If you’ve been able to handle most requests and not all, than I’m unsure why you’re seeing timeouts. Normally this should not happen because back pressure should’ve kicked in before. You’ll notice back pressure because requests are responded to with RESOURCE_EXHAUSTED.

Hope this helps

tokendra · August 27, 2021, 6:40pm

Yes cluster runs successfully for single user and single message. but its not working for multiple users(multithread).

korthout · August 30, 2021, 7:56am

It’s unclear to me what you mean with single user and single message.

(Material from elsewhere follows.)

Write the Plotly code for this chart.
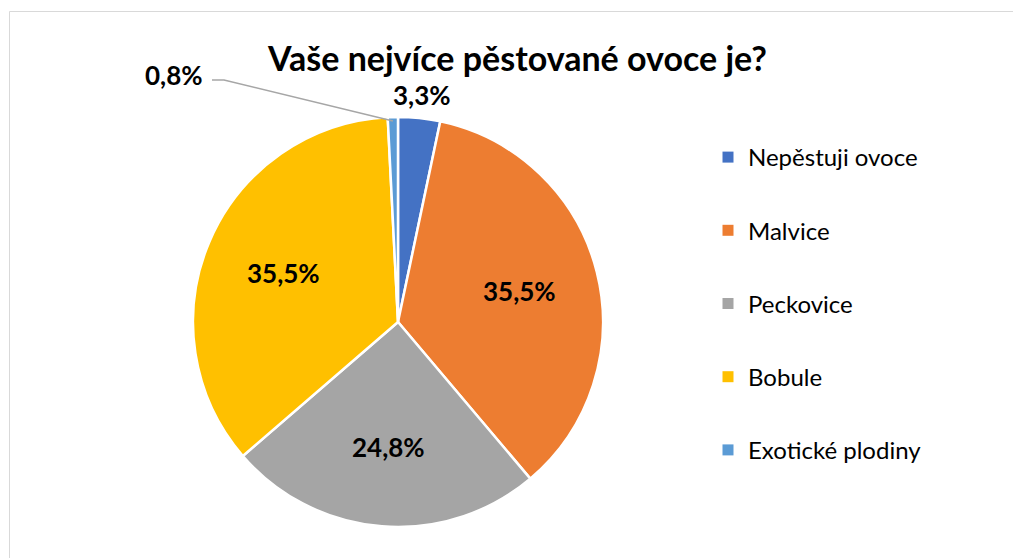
import math
import plotly.graph_objects as go

categories = ["Nepěstuji ovoce", "Malvice", "Peckovice", "Bobule", "Exotické plodiny"]
values = [3.3, 35.5, 24.8, 35.5, 0.8]
colors = ["#4472C4", "#ED7D31", "#A5A5A5", "#FFC000", "#5B9BD5"]
title_text = "Vaše nejvíce pěstované ovoce je?"

W, H = 1021, 558
OFF = 8  # page body margin
FW, FH = W - OFF, H - OFF
CX, CY, R = 398, 322, 205  # pie centre / radius in page px

FONT = "Lato"

def fmt(v):
    return f"{v:.1f}".replace(".", ",") + "%"

def P(x, y):
    return (x - OFF) / FW, 1 - (y - OFF) / FH

fig = go.Figure()
x0, _ = P(CX - R, 0)
x1, _ = P(CX + R, 0)
_, y0 = P(0, CY + R)
_, y1 = P(0, CY - R)
fig.add_trace(go.Pie(
    labels=categories, values=values, sort=False, direction="clockwise",
    rotation=0, textinfo="none", hoverinfo="label+percent",
    marker=dict(colors=colors, line=dict(color="white", width=2.5)),
    domain=dict(x=[x0, x1], y=[y0, y1]),
    showlegend=False,
))

for c, col in zip(categories, colors):
    fig.add_trace(go.Scatter(
        x=[None], y=[None], mode="markers", name=c, legendgroup=c,
        marker=dict(symbol="square", size=11, color=col),
    ))

LBL = dict(family=FONT, size=26, color="black")

def ann(x, y, text, font):
    px, py = P(x, y)
    return dict(x=px, y=py, text=text, showarrow=False, xref="paper", yref="paper",
                xanchor="center", yanchor="middle", font=font)

total = sum(values)
cum = 0
annotations = []
shapes = []
for i, v in enumerate(values):
    mid = (cum + v / 2) / total * 2 * math.pi
    cum += v
    sx, sy = math.sin(mid), -math.cos(mid)
    if i == 0:
        r = R + 23
        annotations.append(ann(CX + r * sx, CY + r * sy, f"<b>{fmt(v)}</b>", LBL))
    elif i == len(values) - 1:
        ex, ey = CX + (R - 4) * sx, CY + (R - 4) * sy
        lx, ly = 174, 75
        p1 = P(ex, ey)
        p2 = P(lx + 50, ly + 5)
        p3 = P(lx + 38, ly + 5)
        shapes.append(dict(type="path", xref="paper", yref="paper",
                           path=f"M {p1[0]},{p1[1]} L {p2[0]},{p2[1]} L {p3[0]},{p3[1]}",
                           line=dict(color="#A6A6A6", width=1.5)))
        annotations.append(ann(lx, ly, f"<b>{fmt(v)}</b>", LBL))
    else:
        r = 0.61 * R
        annotations.append(ann(CX + r * sx, CY + r * sy, f"<b>{fmt(v)}</b>", LBL))

annotations.append(ann(517, 57, f"<b>{title_text}</b>", dict(family=FONT, size=34, color="black")))

fx0, fy1 = P(9.5, 11.5)
shapes.append(dict(type="rect", xref="paper", yref="paper",
                   x0=fx0, x1=1.2, y0=-0.2, y1=fy1,
                   line=dict(color="#D9D9D9", width=1), layer="below"))

lgx, lgy = P(708, 135)
fig.update_layout(
    width=FW, height=FH, margin=dict(l=0, r=0, t=0, b=0),
    paper_bgcolor="white", plot_bgcolor="white",
    xaxis=dict(visible=False), yaxis=dict(visible=False),
    annotations=annotations, shapes=shapes,
    legend=dict(x=lgx, y=lgy, xanchor="left", yanchor="top",
                font=dict(family=FONT, size=24, color="black"),
                tracegroupgap=39, bgcolor="rgba(0,0,0,0)"),
    font=dict(family=FONT),
)

fig.write_html("out.html")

In any case, I recommend increasing the cpu limit so your brokers can actually use the available cpu of the machines they are running on. To give some insights:

24 partitions are spread over 6 brokers without replication, so that means that your 6 brokers each get 4 partitions. Each partition requires at least 1 cpu, so makes sure they have at least 4 cpu available. More might be better, but that depends on your use case.

tokendra · September 3, 2021, 1:40pm

Hi @korthout - Single user means single thread and message insertion in sequential order.
So our application is connecting to zeebe brokers through zeebe-gateway sequentially.

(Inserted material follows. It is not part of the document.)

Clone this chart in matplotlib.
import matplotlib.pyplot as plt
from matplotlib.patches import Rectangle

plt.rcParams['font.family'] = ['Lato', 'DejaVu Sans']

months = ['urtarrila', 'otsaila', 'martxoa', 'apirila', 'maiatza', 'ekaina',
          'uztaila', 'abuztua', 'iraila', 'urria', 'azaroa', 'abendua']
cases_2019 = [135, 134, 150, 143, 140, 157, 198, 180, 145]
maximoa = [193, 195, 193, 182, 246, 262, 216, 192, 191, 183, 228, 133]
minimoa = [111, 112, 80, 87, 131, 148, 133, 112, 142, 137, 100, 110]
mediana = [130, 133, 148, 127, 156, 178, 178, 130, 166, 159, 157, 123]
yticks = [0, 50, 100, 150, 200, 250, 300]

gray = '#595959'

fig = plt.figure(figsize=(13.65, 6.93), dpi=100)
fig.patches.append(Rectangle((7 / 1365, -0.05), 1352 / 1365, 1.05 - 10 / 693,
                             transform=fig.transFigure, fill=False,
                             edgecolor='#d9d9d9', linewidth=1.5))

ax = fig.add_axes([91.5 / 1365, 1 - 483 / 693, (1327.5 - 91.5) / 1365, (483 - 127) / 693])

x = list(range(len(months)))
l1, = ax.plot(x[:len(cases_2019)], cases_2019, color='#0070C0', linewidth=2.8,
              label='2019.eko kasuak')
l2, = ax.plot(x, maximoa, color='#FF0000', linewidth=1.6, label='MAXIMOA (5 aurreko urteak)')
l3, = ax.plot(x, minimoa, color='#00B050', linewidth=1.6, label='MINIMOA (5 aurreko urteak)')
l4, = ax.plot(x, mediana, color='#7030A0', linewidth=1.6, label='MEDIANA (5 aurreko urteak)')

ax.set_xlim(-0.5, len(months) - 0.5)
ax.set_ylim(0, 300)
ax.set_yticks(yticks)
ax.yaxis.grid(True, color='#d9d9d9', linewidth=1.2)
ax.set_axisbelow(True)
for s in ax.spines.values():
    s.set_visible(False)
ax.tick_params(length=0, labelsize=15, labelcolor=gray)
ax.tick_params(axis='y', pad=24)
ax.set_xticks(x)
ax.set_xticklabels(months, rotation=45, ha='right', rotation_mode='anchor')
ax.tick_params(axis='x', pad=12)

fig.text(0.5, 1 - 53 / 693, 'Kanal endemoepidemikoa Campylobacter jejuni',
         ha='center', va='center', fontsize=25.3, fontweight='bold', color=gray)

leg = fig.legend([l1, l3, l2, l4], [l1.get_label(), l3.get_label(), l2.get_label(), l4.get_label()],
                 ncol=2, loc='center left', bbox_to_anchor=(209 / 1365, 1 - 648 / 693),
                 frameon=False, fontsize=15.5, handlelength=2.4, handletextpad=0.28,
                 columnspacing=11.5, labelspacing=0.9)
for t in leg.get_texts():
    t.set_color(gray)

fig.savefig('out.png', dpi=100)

Multi user means multi threaded message insertion. lets say there are 100 threads connecting to zeebe-gateway. So zeebe gateway needs to handle multiple requests at a time. here its not working. We are getting time out exception.

io.camunda.zeebe.client.api.command.ClientStatusException: Time out between gateway and broker: Request ProtocolRequest{id=63617, subject=command-api-3, sender=175.36.79.226:26502, payload=byte{length=1269, hash=1747922814}} to zeebe-cluster-zeebe-2.zeebe-cluster-zeebe.default.svc.cluster.local:26501 timed out in PT10S

korthout · September 6, 2021, 7:46am

Hi @tokendra,

Thanks for your explanation. Your test setup makes more sense to me now.

Did you already test with my suggested CPU limit changes? I still believe your brokers simply don’t have enough CPU available to run that many partitions with high load.